Bisnis.com, JAKARTA — Maskapai pelat merah PT Garuda Indonesia Tbk. (GIAA) disebut mempertimbangkan potensi pembelian pesawat Boeing yang dikembalikan China akibat perang dagang dengan Amerika Serikat.
GIAA sendiri memiliki posisi kas dan setara kas sebesar US$223,76 juta per akhir kuartal I/2025.
Mengutip laporan keuangan yang dipublikasikan, GIAA mencatatkan arus kas bersih dari aktivitas operasi sebesar US$162,27 juta per 31 Maret 2025.
Jumlah ini meningkat dibandingkan periode yang sama tahun lalu yang tercatat sebesar US$86,72 juta.
Di sisi lain, posisi kas dan setara kas Garuda Indonesia hingga akhir kuartal I/2025 tercatat sebesar US$223,76 juta.
Secara total, Garuda Indonesia memiliki total aset sebesar US$6,45 miliar, dengan total liabilitas sebesar US$7,88 miliar.
Baca Juga
Garuda Indonesia melaporkan total aset lancar sebesar US$576,20 juta dan total liabilitas jangka pendek sebesar US$1,25 miliar. GIAA mencatat total defisit ekuitas sebesar US$1,43 miliar.

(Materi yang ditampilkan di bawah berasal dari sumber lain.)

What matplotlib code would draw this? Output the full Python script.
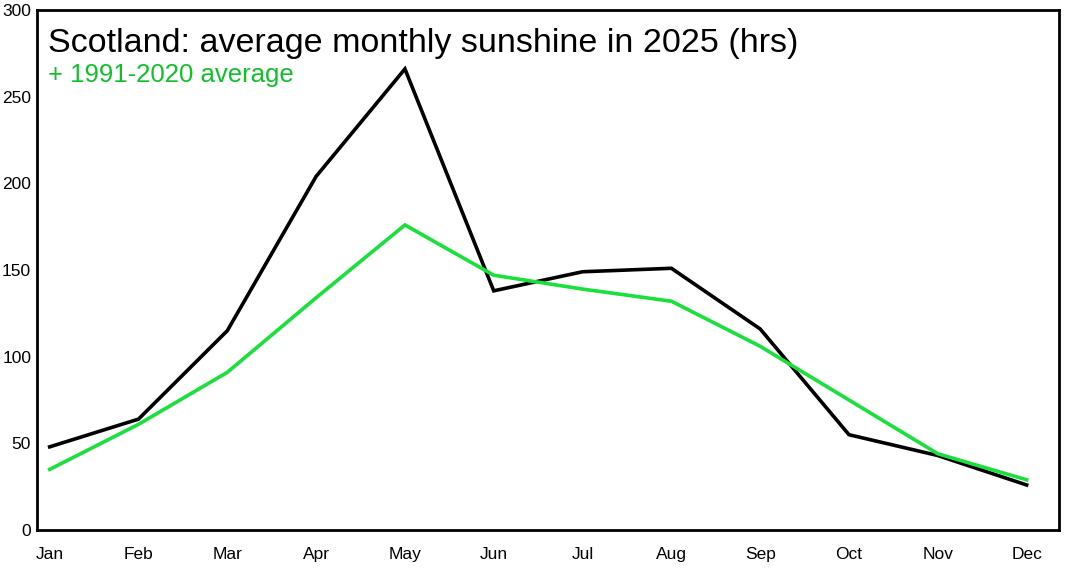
import numpy as np
import matplotlib.pyplot as plt

plt.rcParams['font.family'] = ['Liberation Sans', 'DejaVu Sans']

# monthly sunshine hours
months = ['Jan', 'Feb', 'Mar', 'Apr', 'May', 'Jun', 'Jul', 'Aug', 'Sep', 'Oct', 'Nov', 'Dec']
sun_2025 = [48, 64, 115, 204, 266, 138, 149, 151, 116, 55, 43, 26]
sun_avg = [35, 61, 91, 134, 176, 147, 139, 132, 106, 75, 44, 29]
yticks = [0, 50, 100, 150, 200, 250, 300]

fig = plt.figure(figsize=(10.8, 5.87), dpi=100)
ax = fig.add_axes([0.034, 0.097, 0.947, 0.886])

x = np.arange(len(months))
ax.plot(x, sun_2025, color='black', lw=2.6, solid_joinstyle='miter')
ax.plot(x, sun_avg, color='#19e03a', lw=2.6, solid_joinstyle='miter')

ax.set_xlim(-0.146, 11.37)
ax.set_ylim(0, 300)
ax.set_xticks(x)
ax.set_xticklabels(months)
ax.set_yticks(yticks)
ax.tick_params(length=0, labelsize=12.5)
ax.tick_params(axis='x', pad=12)
ax.tick_params(axis='y', pad=4)
for s in ax.spines.values():
    s.set_linewidth(2)

ax.text(0.011, 0.966, 'Scotland: average monthly sunshine in 2025 (hrs)', transform=ax.transAxes,
        fontsize=24.5, va='top', ha='left', color='black')
ax.text(0.011, 0.899, '+ 1991-2020 average', transform=ax.transAxes,
        fontsize=18.5, va='top', ha='left', color='#10c02a')

fig.savefig('out.png', dpi=100)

Dari sisi pendapatan, Garuda Indonesia membukukan pendapatan usaha sebesar US$723,56 juta pada kuartal I/2025, meningkat 1,63% dibandingkan periode yang sama tahun sebelumnya. Namun, rugi bersih masih tercatat sebesar US$76,48 juta, lebih kecil dari rugi bersih US$87,03 juta pada kuartal I/2024.
Sebelumnya, Direktur Niaga Garuda Indonesia Ade R. Susardi mengatakan pihaknya tentu akan melakukan penjajakan penambahan pesawat salah satunya jika memang ada potensi mengakuisisi pesawat Boeing ‘buangan’ China.

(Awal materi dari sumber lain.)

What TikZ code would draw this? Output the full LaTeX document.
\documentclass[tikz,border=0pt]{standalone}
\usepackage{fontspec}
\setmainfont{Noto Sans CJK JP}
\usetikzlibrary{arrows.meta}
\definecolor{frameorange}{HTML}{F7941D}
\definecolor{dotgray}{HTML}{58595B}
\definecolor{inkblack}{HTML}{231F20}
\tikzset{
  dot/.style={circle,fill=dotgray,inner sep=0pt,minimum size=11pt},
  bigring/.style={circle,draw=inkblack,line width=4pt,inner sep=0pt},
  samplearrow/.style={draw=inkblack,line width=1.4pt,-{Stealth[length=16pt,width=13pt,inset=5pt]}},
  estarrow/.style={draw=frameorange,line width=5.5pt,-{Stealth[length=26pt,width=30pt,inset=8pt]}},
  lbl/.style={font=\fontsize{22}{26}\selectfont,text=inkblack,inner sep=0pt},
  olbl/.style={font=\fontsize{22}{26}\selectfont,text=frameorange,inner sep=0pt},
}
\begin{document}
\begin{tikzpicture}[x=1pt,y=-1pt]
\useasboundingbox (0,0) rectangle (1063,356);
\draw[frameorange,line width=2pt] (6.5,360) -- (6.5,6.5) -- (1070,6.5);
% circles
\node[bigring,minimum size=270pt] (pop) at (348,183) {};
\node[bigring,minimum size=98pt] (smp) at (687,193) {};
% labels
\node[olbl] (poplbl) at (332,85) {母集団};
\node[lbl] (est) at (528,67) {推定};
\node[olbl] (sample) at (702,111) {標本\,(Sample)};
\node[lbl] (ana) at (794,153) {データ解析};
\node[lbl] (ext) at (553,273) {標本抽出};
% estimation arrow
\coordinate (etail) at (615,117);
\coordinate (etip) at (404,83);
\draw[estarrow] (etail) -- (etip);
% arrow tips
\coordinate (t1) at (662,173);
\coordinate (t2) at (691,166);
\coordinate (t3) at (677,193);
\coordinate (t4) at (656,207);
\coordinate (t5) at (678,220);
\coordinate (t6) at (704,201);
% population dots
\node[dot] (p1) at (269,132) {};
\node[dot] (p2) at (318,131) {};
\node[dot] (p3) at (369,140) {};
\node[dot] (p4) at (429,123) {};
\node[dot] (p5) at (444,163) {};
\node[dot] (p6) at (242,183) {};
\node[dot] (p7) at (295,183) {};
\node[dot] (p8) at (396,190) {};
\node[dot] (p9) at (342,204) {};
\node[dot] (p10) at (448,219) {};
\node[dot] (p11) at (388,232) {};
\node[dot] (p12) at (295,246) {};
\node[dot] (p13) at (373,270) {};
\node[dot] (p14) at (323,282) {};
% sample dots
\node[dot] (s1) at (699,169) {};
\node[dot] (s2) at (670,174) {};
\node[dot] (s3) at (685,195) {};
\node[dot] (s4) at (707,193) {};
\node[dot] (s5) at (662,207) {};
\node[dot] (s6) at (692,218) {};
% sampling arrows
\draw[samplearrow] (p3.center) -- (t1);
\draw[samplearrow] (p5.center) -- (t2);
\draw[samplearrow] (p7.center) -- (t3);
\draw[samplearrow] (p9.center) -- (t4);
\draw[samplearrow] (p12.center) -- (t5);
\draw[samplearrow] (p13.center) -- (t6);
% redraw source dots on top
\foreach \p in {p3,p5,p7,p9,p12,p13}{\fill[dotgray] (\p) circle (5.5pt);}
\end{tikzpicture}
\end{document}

“Kalau ada [barang dan potensi] kita pasti langsung [beli]. Penjajakan semua,” kata Ade di Gedung DPR, Rabu (7/5/2025).
Adapun Garuda Indonesia sendiri menargetkan akan mengoperasikan setidaknya 100 pesawat hingga akhir tahun.

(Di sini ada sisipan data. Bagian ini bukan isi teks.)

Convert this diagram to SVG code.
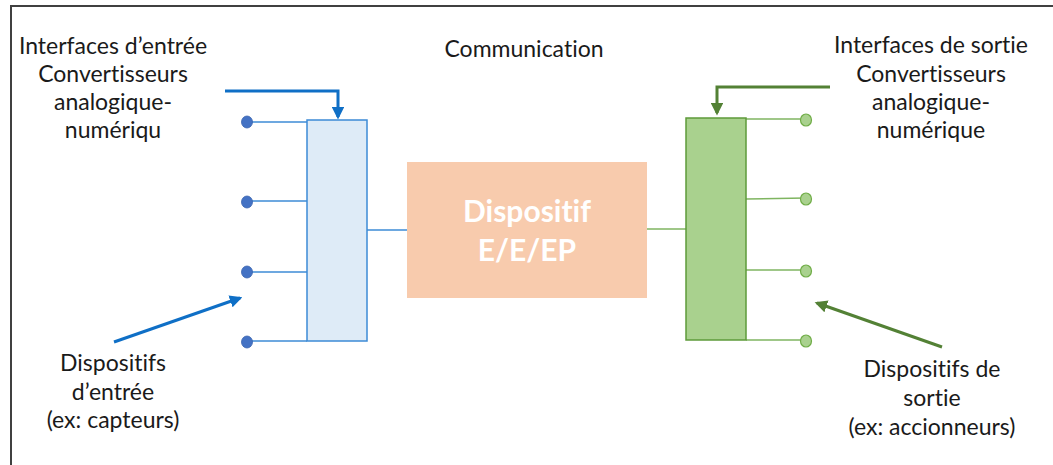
<svg xmlns="http://www.w3.org/2000/svg" width="1053" height="465" viewBox="0 0 1053 465">
<style>
.t{font-family:Lato,"Liberation Sans",sans-serif;font-size:23px;fill:#1a1a1a;text-anchor:middle;font-variant-ligatures:none}
.w{font-family:Lato,"Liberation Sans",sans-serif;font-size:30px;font-weight:bold;fill:#ffffff;text-anchor:middle;font-variant-ligatures:none}
.bl{stroke:#3d8bd6;stroke-width:1.5;fill:none}
.gl{stroke:#7fb560;stroke-width:1.5;fill:none}
.ba{stroke:#0f6fc6;stroke-width:3;fill:none}
.ga{stroke:#538135;stroke-width:3;fill:none}
</style>
<defs>
<marker id="ab" viewBox="0 0 10 10" refX="8" refY="5" markerWidth="4.2" markerHeight="4.2" orient="auto"><path d="M0,0 L10,5 L0,10 z" fill="#0f6fc6"/></marker>
<marker id="ag" viewBox="0 0 10 10" refX="8" refY="5" markerWidth="4.2" markerHeight="4.2" orient="auto"><path d="M0,0 L10,5 L0,10 z" fill="#538135"/></marker>
</defs>
<rect width="1053" height="465" fill="#ffffff"/>
<path d="M11,465 L11,6 L1053,6" stroke="#404040" stroke-width="2" fill="none"/>
<g id="connectors">
<line class="bl" x1="247" y1="122" x2="307" y2="122"/>
<line class="bl" x1="247" y1="201" x2="307" y2="201"/>
<line class="bl" x1="247" y1="272" x2="307" y2="272"/>
<line class="bl" x1="247" y1="341" x2="307" y2="341"/>
<line class="bl" x1="367" y1="230" x2="407" y2="230"/>
<line class="gl" x1="647" y1="229" x2="686" y2="229"/>
<line class="gl" x1="746" y1="119" x2="806" y2="119"/>
<line class="gl" x1="746" y1="199" x2="806" y2="198"/>
<line class="gl" x1="746" y1="270" x2="806" y2="270"/>
<line class="gl" x1="746" y1="340" x2="806" y2="340"/>
<path class="ba" d="M225,91 L338,91 L338,117" marker-end="url(#ab)"/>
<path class="ga" d="M830,87 L717,87 L717,113" marker-end="url(#ag)"/>
<line class="ba" x1="114" y1="342" x2="240" y2="298" marker-end="url(#ab)"/>
<line class="ga" x1="942" y1="347" x2="817" y2="303" marker-end="url(#ag)"/>
</g>
<g id="input-interface"><rect x="307" y="120" width="60" height="221" fill="#deebf7" stroke="#3d8bd6" stroke-width="1.5"/></g>
<g id="input-devices" fill="#4472c4" stroke="#3a64b0" stroke-width="0.8">
<ellipse cx="247" cy="122" rx="5.5" ry="6"/><ellipse cx="247" cy="202" rx="5.5" ry="6"/><ellipse cx="247" cy="272" rx="5.5" ry="6"/><ellipse cx="247" cy="342" rx="5.5" ry="6"/>
</g>
<g id="main-device">
<rect x="407" y="162" width="240" height="136" fill="#f8cbad"/>
<text class="w" x="527" y="222">Dispositif</text>
<text class="w" x="527" y="261">E/E/EP</text>
</g>
<g id="output-interface"><rect x="686" y="118" width="60" height="222" fill="#a9d18e" stroke="#5e9a3a" stroke-width="1.5"/></g>
<g id="output-devices" fill="#a9d18e" stroke="#70ad47" stroke-width="1.2">
<ellipse cx="806" cy="120" rx="5.5" ry="6"/><ellipse cx="806" cy="199" rx="5.5" ry="6"/><ellipse cx="806" cy="271" rx="5.5" ry="6"/><ellipse cx="806" cy="341" rx="5.5" ry="6"/>
</g>
<g id="label-input-interface">
<text class="t" x="113" y="54">Interfaces d’entrée</text>
<text class="t" x="113" y="82">Convertisseurs</text>
<text class="t" x="113" y="110">analogique-</text>
<text class="t" x="113" y="138">numériqu</text>
</g>
<g id="label-communication"><text class="t" x="524" y="57">Communication</text></g>
<g id="label-output-interface">
<text class="t" x="931" y="53">Interfaces de sortie</text>
<text class="t" x="931" y="82">Convertisseurs</text>
<text class="t" x="931" y="110">analogique-</text>
<text class="t" x="931" y="138">numérique</text>
</g>
<g id="label-input-devices">
<text class="t" x="113" y="371">Dispositifs</text>
<text class="t" x="113" y="400">d’entrée</text>
<text class="t" x="113" y="428">(ex: capteurs)</text>
</g>
<g id="label-output-devices">
<text class="t" x="932" y="377">Dispositifs de</text>
<text class="t" x="932" y="406">sortie</text>
<text class="t" x="932" y="435">(ex: accionneurs)</text>
</g>
</svg>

Direktur Utama Garuda Indonesia Wamildan Tsani mengatakan pihaknya memproyeksikan sampai dengan akhir tahun 2025 akan memiliki kekuatan alat produksi hingga mencapai 100 armada. Meski demikian kondisi rupiah yang saat ini melemah terhadap dolar AS juga akan menjadi perhatian.